[Wittrs] Re: Dualism Cooties: Ontologically Basic Ambiguity: The Problem

  • From: "SWM" <SWMirsky@xxxxxxx>
  • To: wittrsamr@xxxxxxxxxxxxx
  • Date: Mon, 22 Mar 2010 13:15:32 -0000

--- In Wittrs@xxxxxxxxxxxxxxx, Joseph Polanik <jPolanik@...> wrote:

> SWM wrote:
>  >The fact that there is subjectness and objects, the fact that there is
>  >awareness and that of which we are aware, does not mean that we have
>  >two ontological basics.
> I agree that the fact that, besides physical objects such as mountains
> and mole hills, there is the experiencing I and its experiences does not
> necessarily mean that there are two ontologically basic *substances*.
> would you agree that Searl only recognizes one ontologically basic
> substance?

I would say that Searle doesn't address this because he doesn't speak in these 
terms however I would agree that Searle is at least a de facto physicalist in 
that he thinks the world is largely explainable in physical terms. He even 
thinks we can say that brains cause minds. But then he gets into this idea of 
minds representing a first-person ontology rather than the third-person 
ontology of the observable physical world. Here I think he stumbles into 
confusion, for all the reasons I've previously given.

> if so, then the issue at hand can be stated very simply,
> thus:

> [1] you classify Searle as a Cartesian dualist despite acknowledging
> that he recognizes only one ontologically basic substance.

I classify him as someone who is ontologically a dualist despite his denials. 
And I consider being an ontological dualist to involve thinking the same way 
about minds as classical substance dualists of whom Descartes is the paradigm 
in the Western philosophical tradition, making Searle a dualist in the 
Cartesian way -- despite his denials. And I say this because of the 
implications of his Chinese Room Argument (the CRA), not because of his own 
affirmative claims, of course.

> [2] a Cartesian dualist is an interactive substance dualist; meaning,
> that the human individual is composed of a mortal physical body and an
> immortal non-physical soul which interact.

Descartes was an ontological dualist (what you call, with traditional 
philosophy, a "substance dualist") and, indeed, was the first thinker in 
Western philosophical tradition to explicitly espouse and defend this position. 
As such this kind of dualism is generally ascribed to him though it has 
antecedents that precede him and it developed separately in other cultural 

For the record, AGAIN, I do not suggest that in being ontologically dualist, 
Searle is an avowed follower of Descartes or that he subscribes to the full 
panoply of Descartes' various doctrines. I only say that he shares with 
Descartes a certain understanding of mind.
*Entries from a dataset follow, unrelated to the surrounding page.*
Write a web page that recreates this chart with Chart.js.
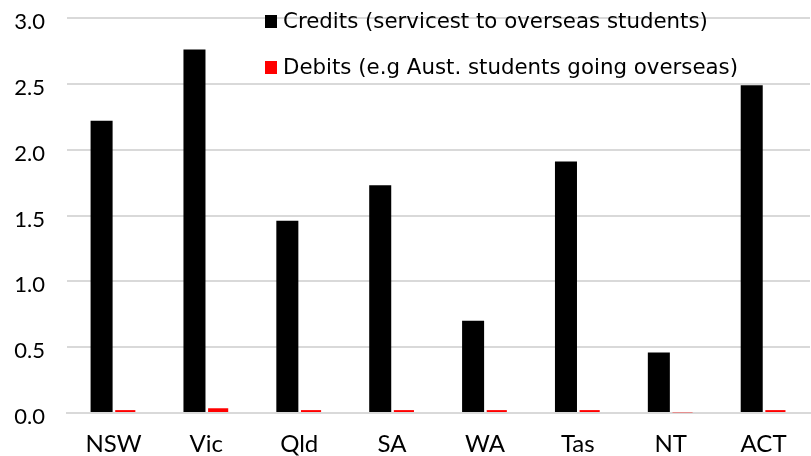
<!DOCTYPE html>
<html><head><meta charset="utf-8">
<script src="https://cdn.jsdelivr.net/npm/chart.js@4"></script>
<style>html,body{margin:0;padding:0;background:#fff}#wrap{width:811px;height:456px}</style>
</head><body><div id="wrap"><canvas id="c"></canvas></div>
<script>
const categories = ["NSW","Vic","Qld","SA","WA","Tas","NT","ACT"];
const credits = [2.22, 2.76, 1.46, 1.73, 0.70, 1.91, 0.46, 2.49];
const debits = [0.022, 0.036, 0.022, 0.022, 0.022, 0.022, 0.005, 0.022];
const seriesLabels = ["Credits (servicest to overseas students)", "Debits (e.g Aust. students going overseas)"];
const yTicks = [0, 0.5, 1.0, 1.5, 2.0, 2.5, 3.0];

const FONT = "Lato, sans-serif";
const LEGEND_FONT = "'DejaVu Sans', sans-serif";

const legendPlugin = {
  id: 'customLegend',
  afterDraw(chart) {
    const ctx = chart.ctx;
    ctx.save();
    // fit legend font so the first entry spans the same width as in the reference
    ctx.font = "20px " + LEGEND_FONT;
    const w = ctx.measureText(chart.data.datasets[0].label).width;
    const size = 20 * 425 / w;
    const baselines = [28, 74];
    chart.data.datasets.forEach((ds, i) => {
      const b = baselines[i];
      ctx.fillStyle = ds.backgroundColor;
      ctx.fillRect(265, b - 13, 12, 13);
      ctx.fillStyle = '#000';
      ctx.font = size.toFixed(2) + "px " + LEGEND_FONT;
      ctx.textBaseline = 'alphabetic';
      ctx.textAlign = 'left';
      ctx.fillText(ds.label, 283, b);
    });
    ctx.restore();
  }
};

new Chart(document.getElementById('c'), {
  type: 'bar',
  data: {
    labels: categories,
    datasets: [
      { label: seriesLabels[0], data: credits, backgroundColor: '#000000', categoryPercentage: 0.51, barPercentage: 0.93 },
      { label: seriesLabels[1], data: debits, backgroundColor: '#ff0000', categoryPercentage: 0.51, barPercentage: 0.85 }
    ]
  },
  options: {
    responsive: true,
    maintainAspectRatio: false,
    animation: false,
    layout: { padding: { left: 10, right: 1, top: 18, bottom: 0 } },
    plugins: { legend: { display: false }, tooltip: { enabled: false } },
    scales: {
      x: {
        afterFit(axis) { axis.height = 43; },
        grid: { display: false, drawTicks: false },
        border: { display: true, color: '#d9d9d9', width: 2 },
        ticks: { color: '#000', font: { family: FONT, size: 24 }, padding: 17 }
      },
      y: {
        min: 0, max: 3,
        afterBuildTicks(axis) { axis.ticks = yTicks.map(v => ({ value: v })); },
        afterFit(axis) { axis.width = 57; axis.paddingTop = 0; axis.paddingBottom = 0; },
        grid: { color: '#d9d9d9', lineWidth: 2, drawTicks: false },
        border: { display: false },
        ticks: { color: '#000', font: { family: FONT, size: 22 }, padding: 22, labelOffset: 4,
          callback: v => Number(v).toFixed(1) }
      }
    }
  },
  plugins: [legendPlugin]
});
</script></body></html>
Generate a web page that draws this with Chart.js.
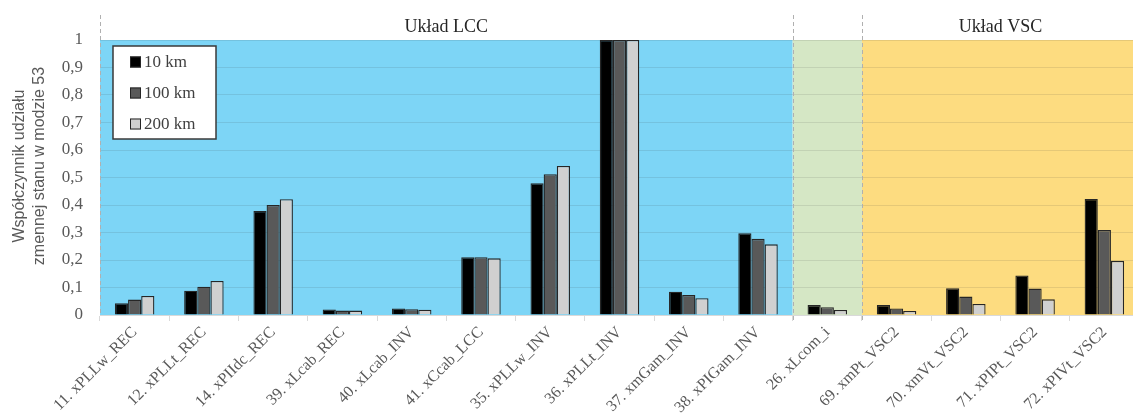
<!DOCTYPE html>
<html>
<head>
<meta charset="utf-8">
<script src="https://cdn.jsdelivr.net/npm/chart.js@4"></script>
<style>
html,body{margin:0;padding:0;background:#fff;overflow:hidden;width:1133px;height:415px;}
#wrap{width:1139px;height:415px;}
</style>
</head>
<body>
<div id="wrap"><canvas id="c" width="1139" height="415"></canvas></div>
<script>
const categories = ["11. xPLLw_REC","12. xPLLt_REC","14. xPIIdc_REC","39. xLcab_REC","40. xLcab_INV","41. xCcab_LCC","35. xPLLw_INV","36. xPLLt_INV","37. xmGam_INV","38. xPIGam_INV","26. xLcom_i","69. xmPt_VSC2","70. xmVt_VSC2","71. xPIPt_VSC2","72. xPIVt_VSC2"];
const seriesNames = ["10 km","100 km","200 km"];
const km10  = [0.043,0.088,0.378,0.020,0.024,0.210,0.479,1.000,0.085,0.297,0.036,0.036,0.097,0.144,0.422];
const km100 = [0.056,0.103,0.400,0.016,0.021,0.210,0.512,1.000,0.073,0.277,0.028,0.024,0.067,0.096,0.309];
const km200 = [0.069,0.124,0.421,0.016,0.019,0.206,0.542,1.000,0.061,0.257,0.018,0.015,0.040,0.057,0.197];
const yTicks = [0,0.1,0.2,0.3,0.4,0.5,0.6,0.7,0.8,0.9,1];
const groupFirst = [0,10,11];
const groupLast  = [9,10,14];
const groupTitles = ["Układ LCC","","Układ VSC"];
const yTitle = ["Współczynnik udziału","zmennej stanu w modzie 53"];

const regionColors = ["#7dd5f6","#d5e7c5","#fddc80"];
const barColors = ["#000000","#595959","#d0d0d0"];

const regionsPlugin = {
  id:'regions',
  beforeDraw(chart){
    const ctx = chart.ctx, x = chart.scales.x, a = chart.chartArea;
    const half = (x.getPixelForValue(1) - x.getPixelForValue(0))/2;
    ctx.save();
    for(let g=0; g<groupFirst.length; g++){
      const l = x.getPixelForValue(groupFirst[g]) - half;
      const r = x.getPixelForValue(groupLast[g]) + half;
      ctx.fillStyle = regionColors[g];
      ctx.fillRect(l, a.top, r-l, a.bottom-a.top);
    }
    ctx.restore();
  },
  afterDraw(chart){
    const ctx = chart.ctx, x = chart.scales.x, a = chart.chartArea;
    const half = (x.getPixelForValue(1) - x.getPixelForValue(0))/2;
    ctx.save();
    // y axis title
    ctx.fillStyle = "#595959";
    ctx.font = "16px 'Liberation Sans'";
    ctx.textAlign = "center";
    ctx.textBaseline = "middle";
    yTitle.forEach((t,i)=>{
      ctx.save();
      ctx.translate(20 + i*20, 166);
      ctx.rotate(-Math.PI/2);
      ctx.fillText(t, 0, 0);
      ctx.restore();
    });
    // dashed separators
    ctx.strokeStyle = "#b0b0b0";
    ctx.lineWidth = 1;
    ctx.setLineDash([4,3]);
    const seps = [x.getPixelForValue(groupFirst[0]) - half];
    for(let g=1; g<groupFirst.length; g++) seps.push(x.getPixelForValue(groupFirst[g]) - half);
    seps.forEach((sx,i)=>{
      const px = Math.round(sx)+0.5;
      ctx.beginPath();
      ctx.moveTo(px, a.top-25);
      ctx.lineTo(px, a.bottom + (i===0?0:6));
      ctx.stroke();
    });
    ctx.setLineDash([]);
    // group titles
    ctx.fillStyle = "#262626";
    ctx.font = "18px 'Liberation Serif'";
    ctx.textAlign = "center";
    ctx.textBaseline = "middle";
    for(let g=0; g<groupFirst.length; g++){
      if(!groupTitles[g]) continue;
      const l = x.getPixelForValue(groupFirst[g]) - half;
      const r = x.getPixelForValue(groupLast[g]) + half;
      ctx.fillText(groupTitles[g], (l+r)/2, a.top-13);
    }
    // legend box
    const bx = a.left+13, by = a.top+6, bw = 103, bh = 93;
    ctx.fillStyle = "#ffffff";
    ctx.fillRect(bx, by, bw, bh);
    ctx.strokeStyle = "#3a3a3a";
    ctx.lineWidth = 1.5;
    ctx.strokeRect(bx, by, bw, bh);
    ctx.font = "17px 'Liberation Serif'";
    ctx.textAlign = "left";
    chart.data.datasets.forEach((ds,i)=>{
      const cy = by + 16 + i*31;
      ctx.fillStyle = ds.backgroundColor;
      ctx.fillRect(bx+17, cy-5.5, 11, 11);
      ctx.strokeStyle = "#262626";
      ctx.lineWidth = 1;
      ctx.strokeRect(bx+17.5, cy-5, 10, 10);
      ctx.fillStyle = "#404040";
      ctx.fillText(ds.label, bx+31, cy+1);
    });
    ctx.restore();
  }
};

new Chart(document.getElementById('c'), {
  type:'bar',
  data:{
    labels: categories,
    datasets:[
      {label:seriesNames[0], data:km10, backgroundColor:barColors[0]},
      {label:seriesNames[1], data:km100, backgroundColor:barColors[1]},
      {label:seriesNames[2], data:km200, backgroundColor:barColors[2]}
    ]
  },
  options:{
    responsive:false,
    devicePixelRatio:1,
    animation:false,
    layout:{padding:{top:40,right:0,left:0,bottom:0}},
    datasets:{bar:{categoryPercentage:0.57,barPercentage:1.0,borderColor:"#262626",borderWidth:1.3,borderSkipped:'bottom'}},
    plugins:{legend:{display:false},tooltip:{enabled:false}},
    scales:{
      x:{
        grid:{display:true,drawOnChartArea:false,drawTicks:true,tickLength:6,color:"#d9d9d9",offset:true},
        border:{display:true,color:"#d9d9d9",width:1},
        ticks:{maxRotation:45,minRotation:45,autoSkip:false,color:"#595959",font:{family:"'Liberation Serif'",size:16},padding:2},
        afterFit(s){ s.height = 100; }
      },
      y:{
        min:0,max:1,
        afterBuildTicks(s){ s.ticks = yTicks.map(v=>({value:v})); },
        grid:{color:"rgba(60,60,60,0.12)",drawTicks:false},
        border:{display:false},
        ticks:{color:"#595959",padding:17,font:{family:"'Liberation Serif'",size:17},callback:(v)=>String(Math.round(v*10)/10).replace('.',',')},
        afterFit(s){ s.width = 100; }
      }
    }
  },
  plugins:[regionsPlugin]
});
</script>
</body>
</html>
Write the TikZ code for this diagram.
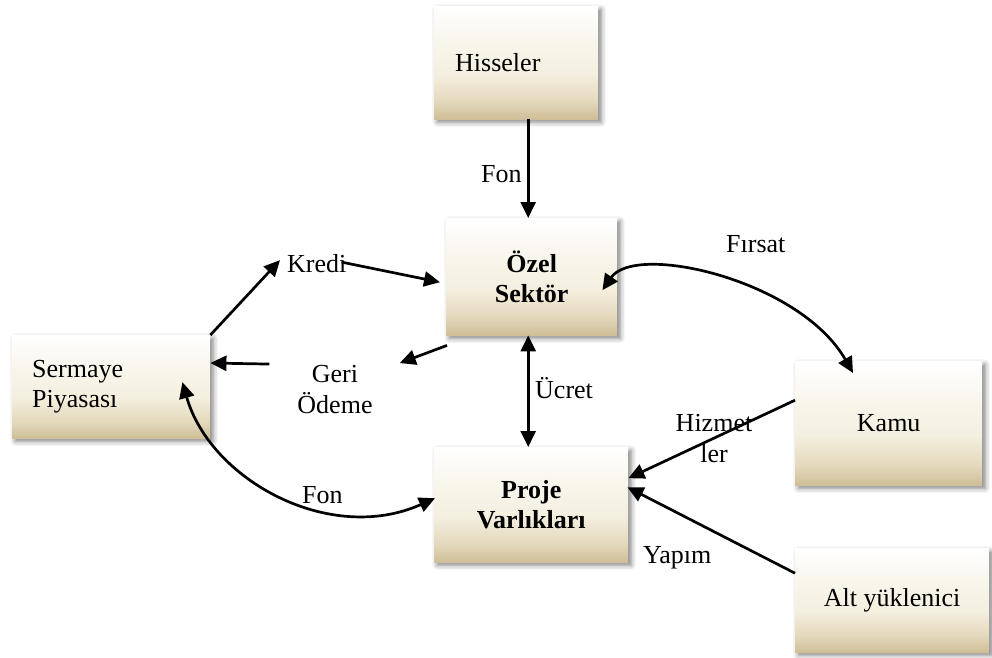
\documentclass[tikz,border=0pt]{standalone}
\usepackage{fontspec}
\setmainfont{Liberation Serif}
\usetikzlibrary{arrows.meta,calc,shadows.blur}

% fill of the boxes: white at the top, cream in the middle, tan at the bottom
% (the box itself spans 25bp..75bp of the shading)
\definecolor{boxtop}{HTML}{FFFFFF}
\definecolor{boxmid}{HTML}{F4EFDF}
\definecolor{boxlow}{HTML}{E4D9BD}
\definecolor{boxbot}{HTML}{CFBE97}
\pgfdeclareverticalshading{boxfill}{100bp}{color(0bp)=(boxbot); color(25bp)=(boxbot); color(33bp)=(boxlow); color(45bp)=(boxmid); color(62bp)=(boxtop!50!boxmid); color(75bp)=(boxtop); color(100bp)=(boxtop)}

\tikzset{
  box/.style={shade, shading=boxfill, anchor=north west, inner sep=0pt,
    font=\fontsize{26}{30}\selectfont,
    blur shadow={shadow xshift=3pt, shadow yshift=-3pt, shadow blur radius=5pt, shadow opacity=50}},
  boldbox/.style={box, align=center, font=\fontsize{26}{30}\selectfont\bfseries},
  lbl/.style={inner sep=0pt, font=\fontsize{26}{31}\selectfont},
  arr/.style={line width=2.7pt, -{Triangle[length=16pt,width=15pt]}},
  darr/.style={line width=2.7pt, {Triangle[length=16pt,width=15pt]}-{Triangle[length=16pt,width=15pt]}},
}

\begin{document}
\begin{tikzpicture}[x=1pt, y=-1pt]
\useasboundingbox (0,0) rectangle (992,657);

% boxes
\node[box, minimum width=164pt, minimum height=113pt, text width=122pt, inner xsep=21pt, align=left] (hs) at (434,6) {Hisseler};
\node[boldbox, minimum width=171pt, minimum height=117pt] (oz) at (446,218) {Özel\\Sektör};
\node[box, minimum width=198pt, minimum height=103pt, text width=158pt, inner xsep=20pt, align=left] (sp) at (12,335) {Sermaye\\Piyasası};
\node[boldbox, minimum width=194pt, minimum height=115pt] (pv) at (434,447) {Proje\\Varlıkları};
\node[box, minimum width=187pt, minimum height=124pt] (kamu) at (795,361) {Kamu};
\node[box, minimum width=194pt, minimum height=104pt] (alt) at (795,548) {Alt yüklenici};

% connector labels
\node[lbl, anchor=base west] (fon1) at (481,182) {Fon};
\node[lbl, anchor=base west] (kredi) at (287,272) {Kredi};
\node[lbl, align=center] (geri) at (335,390) {Geri\\Ödeme};
\node[lbl, anchor=base west] (firsat) at (726,252) {Fırsat};
\node[lbl, anchor=base west] (ucret) at (535,398) {Ücret};
\node[lbl, align=center] (hizmet) at (714,439) {Hizmet\\ler};
\node[lbl, anchor=base west] (fon2) at (302,503) {Fon};
\node[lbl, anchor=base west] (yapim) at (643,563) {Yapım};

% connectors
\draw[arr] ($(hs.south)+(12,0)$) -- ($(oz.north)+(-3.5,0)$);
\draw[darr] ($(oz.south)+(-3.5,0)$) -- ($(pv.north)+(-3,0)$);
\draw[arr] (sp.north east) -- ($(kredi.west)+(-7,-3)$);
\draw[arr] ($(kredi.east)+(-5,-1)$) -- ($(oz.west)+(-6,5.5)$);
\draw[arr] ($(oz.south west)+(1,10)$) -- ($(geri.north east)+(27,-2.5)$);
\draw[arr] ($(geri.north west)+(-28,-1.5)$) -- ($(sp.north east)+(0,28)$);
\draw[darr] ($(oz.east)+(-15,13.5)$) .. controls +(33,-48) and +(-53,-93) .. ($(kamu.north west)+(58,12)$);
\draw[arr] ($(kamu.west)+(0,-23)$) -- ($(pv.east)+(0,-26.5)$);
\draw[arr] ($(alt.west)+(0,-27)$) -- ($(pv.east)+(-1,-17.5)$);
\draw[darr] ($(sp.east)+(-28,-4.5)$) .. controls +(28,98) and +(-105,47) .. ($(pv.west)+(1,-6.5)$);
\end{tikzpicture}
\end{document}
> [3] no one on any of the mailing lists on which you have peddled this
> nonsense has ever been able to understand how the CRA exposes the
> presumption of or demonstrate a conclusion that there is an immortal
> non-physical soul within the human individual.

Even if no one in the world understood it, that would be no evidence it is 
wrong. Nevertheless, I'm certain there are some who have grasped it, either in 
whole or part. However, when I went back to find that text from Dennett to meet 
your earlier challenge, I was gratified to see that, in fact, he is making the 
very points I've made, albeit in different language and with less attention to 
the logic of the claims. But in the end, what he says amounts to the same as 
what I've said on the matter, namely that the CR is underspecked and dualism is 
implicit in the CRA because it takes someone with that way of thinking about 
mind to agree with the argument's conclusions.   

> do you even understand the problem?
> Joe

Well if you don't get my argument, you obviously don't understand it. And if my 
argument is right, it addresses "the problem", in which case you don't 
understand it. If you don't, you wouldn't be much of a judge of whether I 
understand it.

I don't think your failure to understand, therefore, provides much in the way 
of evidence for its being wrong or even incomprehensible.